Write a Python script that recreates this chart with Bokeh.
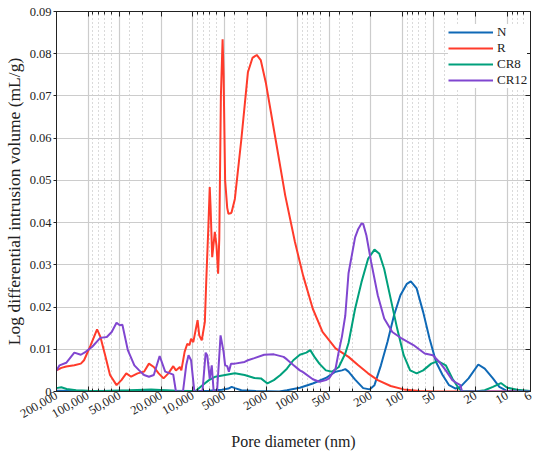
from bokeh.plotting import figure
from bokeh.models import (Range1d, FixedTicker, LogAxis, LinearAxis,
                          CustomJSTickFormatter, Legend, LegendItem)
from bokeh.embed import file_html
from bokeh.resources import INLINE

# ---------------- data ----------------
n_d = [200000, 100000, 20000, 10000, 7000, 5280, 4575, 4263, 3972, 3443, 2500, 1500,
       1266, 953, 717, 538, 435, 378, 351, 327, 283, 237, 206, 185, 160.5, 139, 120.5,
       104.6, 90.7, 83.2, 73.2, 63.4, 55.1, 47.8, 41.4, 35.9, 31.1, 28.0, 23.4, 18.9,
       16.4, 13.7, 11.9, 10.0, 8.0, 6.0]
n_v = [0.0002, 0.0001, 0.0002, 0.0001, 0.0002, 0.0004, 0.0007, 0.0011, 0.0008, 0.0003,
       0.0001, 0.0, 0.0003, 0.0009, 0.0019, 0.0032, 0.0047, 0.0050, 0.0053, 0.0047,
       0.0028, 0.0008, 0.0005, 0.0015, 0.0062, 0.0117, 0.0180, 0.0228, 0.0255, 0.0261,
       0.0244, 0.0188, 0.0125, 0.0070, 0.0039, 0.0015, 0.0007, 0.0011, 0.0031, 0.0064,
       0.0054, 0.0031, 0.0011, 0.0001, 0.0, 0.0]

r_d = [200000, 179800, 161500, 135200, 117200, 109200, 94600, 82000, 76400, 68680,
       61710, 53460, 48050, 43180, 38800, 33700, 29210, 26240, 23580, 21200, 19040,
       17120, 15380, 14500, 13300, 12880, 11980, 11300, 10760, 10400, 9900, 9347, 9012,
       8690, 8222, 7680, 7435, 7124, 6900, 6781, 6537, 6170, 5950, 5740, 5593, 5400,
       5201, 5091, 4920, 4700, 4575, 4350, 4263, 3972, 3443, 2983, 2700, 2457, 2250,
       2014, 1626, 1313, 1061, 888, 717, 579, 435, 327, 264, 213, 172, 129.6, 97.3,
       68.7, 50, 6]
r_v = [0.0050, 0.0056, 0.0059, 0.0062, 0.0066, 0.0074, 0.0109, 0.0147, 0.0130, 0.0086,
       0.0039, 0.0015, 0.0027, 0.0043, 0.0035, 0.0043, 0.0047, 0.0066, 0.0058, 0.0043,
       0.0031, 0.0043, 0.0060, 0.0050, 0.0058, 0.0050, 0.0094, 0.0113, 0.0110, 0.0125,
       0.0117, 0.0149, 0.0169, 0.0133, 0.0121, 0.0165, 0.0267, 0.0385, 0.0484, 0.0440,
       0.0318, 0.0378, 0.0346, 0.0279, 0.0362, 0.0700, 0.0834, 0.0750, 0.0500, 0.0435,
       0.0421, 0.0422, 0.0425, 0.0456, 0.0598, 0.0756, 0.0790, 0.0797, 0.0785, 0.0732,
       0.0598, 0.0464, 0.0354, 0.0275, 0.0196, 0.0141, 0.0102, 0.0082, 0.0062, 0.0043,
       0.0027, 0.0013, 0.0005, 0.0001, 0.0, 0.0]

cr8_d = [200000, 180000, 160000, 130000, 100000, 70000, 40000, 25000, 15000, 10000,
         9347, 8100, 7018, 6094, 4920, 3972, 3208, 2586, 2241, 1942, 1687, 1461, 1266,
         1100, 953, 826, 758, 691, 621, 538, 468, 405, 351, 327, 283, 246, 213, 185,
         166, 149.3, 129.6, 112.3, 97.3, 84.5, 73.2, 63.4, 53.1, 46.0, 38.6, 33.4, 29.0,
         27.0, 20.0, 16.4, 13.7, 11.5, 10.0, 8.04, 6.04]
cr8_v = [0.0008, 0.0010, 0.0006, 0.0003, 0.0002, 0.0001, 0.0003, 0.0005, 0.0002, 0.0001,
         0.0002, 0.0015, 0.0027, 0.0035, 0.0039, 0.0043, 0.0039, 0.0032, 0.0031, 0.0019,
         0.0027, 0.0039, 0.0054, 0.0074, 0.0087, 0.0092, 0.0098, 0.0082, 0.0066, 0.0050,
         0.0047, 0.0058, 0.0090, 0.0115, 0.0196, 0.0259, 0.0314, 0.0336, 0.0326, 0.0290,
         0.0220, 0.0149, 0.0086, 0.0050, 0.0043, 0.0050, 0.0066, 0.0072, 0.0062, 0.0031,
         0.0007, 0.0001, 0.0, 0.0003, 0.0011, 0.0020, 0.0009, 0.0004, 0.0001]

cr12_d = [200000, 187000, 161500, 135200, 117200, 105300, 91250, 76400, 66220, 59500,
          53460, 49830, 47030, 41730, 36150, 32500, 29210, 26240, 23580, 20740, 18360,
          16500, 15380, 14500, 12420, 11570, 11000, 10400, 9672, 8100, 7547, 7278, 6900,
          6600, 6330, 5876, 5440, 5091, 4920, 4700, 4530, 4327, 3972, 3208, 2983, 2586,
          2088, 1687, 1362, 1266, 1100, 953, 888, 717, 621, 538, 502, 435, 405, 378, 351,
          327, 283, 264, 246, 237, 221, 199, 172, 149.3, 125, 100.9, 78.6, 61.3, 51.2,
          44.5, 38.6, 33.4, 30.0, 28.0, 27.0, 6]
cr12_v = [0.0050, 0.0062, 0.0068, 0.0092, 0.0087, 0.0094, 0.0106, 0.0127, 0.0129, 0.0141,
          0.0163, 0.0157, 0.0158, 0.0098, 0.0062, 0.0050, 0.0039, 0.0035, 0.0039, 0.0084,
          0.0047, 0.0043, 0.0040, 0.0, 0.0, 0.0062, 0.0086, 0.0074, 0.0, 0.0, 0.0092,
          0.0085, 0.0030, 0.0062, 0.0, 0.0, 0.0133, 0.0094, 0.0062, 0.0060, 0.0047, 0.0066,
          0.0066, 0.0070, 0.0074, 0.0079, 0.0087, 0.0088, 0.0082, 0.0076, 0.0063, 0.0050,
          0.0046, 0.0029, 0.0023, 0.0027, 0.0031, 0.0054, 0.0095, 0.0130, 0.0180, 0.0280,
          0.0365, 0.0385, 0.0398, 0.0397, 0.0370, 0.0307, 0.0228, 0.0173, 0.0141, 0.0125,
          0.0110, 0.0090, 0.0086, 0.0070, 0.0050, 0.0027, 0.0019, 0.0015, 0.0, 0.0]

x_major = [200000, 100000, 50000, 20000, 10000, 5000, 2000, 1000, 500, 200, 100, 50, 20, 10, 6]
y_major = [0, 0.01, 0.02, 0.03, 0.04, 0.05, 0.06, 0.07, 0.08, 0.09]

series_names = ["N", "R", "CR8", "CR12"]
series_colors = ["#0f69b6", "#ff3b2b", "#00a07c", "#8046d0"]

# ---------------- figure ----------------
FONT = "Liberation Serif"
x_minor = sorted(k * 10 ** e for e in range(0, 6) for k in range(1, 10)
                 if 6 <= k * 10 ** e <= 200000 and k * 10 ** e not in x_major)

p = figure(width=534, height=452, x_axis_type="log",
           x_range=Range1d(200000, 6), y_range=Range1d(0, 0.09),
           output_backend="svg", toolbar_location=None,
           min_border_left=42, min_border_right=4, min_border_top=11, min_border_bottom=59)
p.background_fill_color = "white"
p.border_fill_color = "white"
p.outline_line_color = "#222222"

xt = FixedTicker(ticks=x_major, minor_ticks=x_minor)
yt = FixedTicker(ticks=y_major)

xfmt = CustomJSTickFormatter(code="""
const big = {200000:'200,000', 100000:'100,000', 50000:'50,000', 20000:'20,000', 10000:'10,000'};
return (tick in big) ? big[tick] : String(tick);
""")
yfmt = CustomJSTickFormatter(code="return tick === 0 ? '0' : tick.toFixed(2);")
blank = CustomJSTickFormatter(code="return '';")

def style_axis(ax):
    ax.axis_line_color = "#222222"
    ax.major_tick_line_color = "#222222"
    ax.minor_tick_line_color = "#222222"
    ax.major_tick_in = 5
    ax.major_tick_out = 0
    ax.minor_tick_in = 3
    ax.minor_tick_out = 0
    ax.major_label_text_font = FONT
    ax.major_label_text_font_size = "12.5px"
    ax.major_label_text_color = "#222222"
    ax.axis_label_text_font = FONT
    ax.axis_label_text_font_size = "16px"
    ax.axis_label_text_font_style = "normal"
    ax.axis_label_text_color = "#222222"

xa = p.xaxis[0]
xa.ticker = xt
xa.formatter = xfmt
xa.axis_label = "Pore diameter (nm)"
xa.major_label_orientation = 0.52
style_axis(xa)
xa.major_label_standoff = 3
xa.axis_label_standoff = 8

ya = p.yaxis[0]
ya.ticker = yt
ya.formatter = yfmt
ya.axis_label = "Log differential intrusion volume (mL/g)"
style_axis(ya)
ya.axis_label_text_font_size = "17.5px"
ya.major_tick_in = 0
ya.major_tick_out = 3
ya.minor_tick_in = 0
ya.major_label_standoff = 2
ya.axis_label_standoff = 3

top = LogAxis(ticker=xt, formatter=blank)
style_axis(top)
top.major_label_text_font_size = "0px"
top.major_label_standoff = 0
p.add_layout(top, "above")

right = LinearAxis(ticker=yt, formatter=blank)
style_axis(right)
right.minor_tick_in = 0
right.major_label_text_font_size = "0px"
right.major_label_standoff = 0
p.add_layout(right, "right")

p.xgrid.ticker = xt
p.ygrid.ticker = yt
p.xgrid.grid_line_color = "#cccccc"
p.xgrid.grid_line_width = 1.2
p.xgrid.minor_grid_line_color = "#b5b5b5"
p.xgrid.minor_grid_line_dash = "1 3"
p.xgrid.minor_grid_line_width = 1
p.ygrid.grid_line_color = "#cccccc"
p.ygrid.grid_line_width = 1.2

data = [(n_d, n_v), (r_d, r_v), (cr8_d, cr8_v), (cr12_d, cr12_v)]
items = []
for (d, v), name, col in zip(data, series_names, series_colors):
    r = p.line(d, v, line_color=col, line_width=2)
    items.append(LegendItem(label=name, renderers=[r]))

leg = Legend(items=items, location=(392, 303))
leg.border_line_color = None
leg.background_fill_color = "white"
leg.background_fill_alpha = 1.0
leg.margin = 0
leg.padding = 3
leg.spacing = -1
leg.glyph_width = 45
leg.glyph_height = 14
leg.label_height = 14
leg.label_standoff = 4
leg.label_text_font = FONT
leg.label_text_font_size = "13px"
leg.label_text_color = "#222222"
p.add_layout(leg)

open("out.html", "w").write(file_html(p, INLINE))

## Problem
Starting with the first line of the data above and ending with the line containing "from bokeh.resources import INLINE", please restate every line exactly, leaving images out.

## Completed task
Write a Python script that recreates this chart with Bokeh.
from bokeh.plotting import figure
from bokeh.models import (Range1d, FixedTicker, LogAxis, LinearAxis,
                          CustomJSTickFormatter, Legend, LegendItem)
from bokeh.embed import file_html
from bokeh.resources import INLINE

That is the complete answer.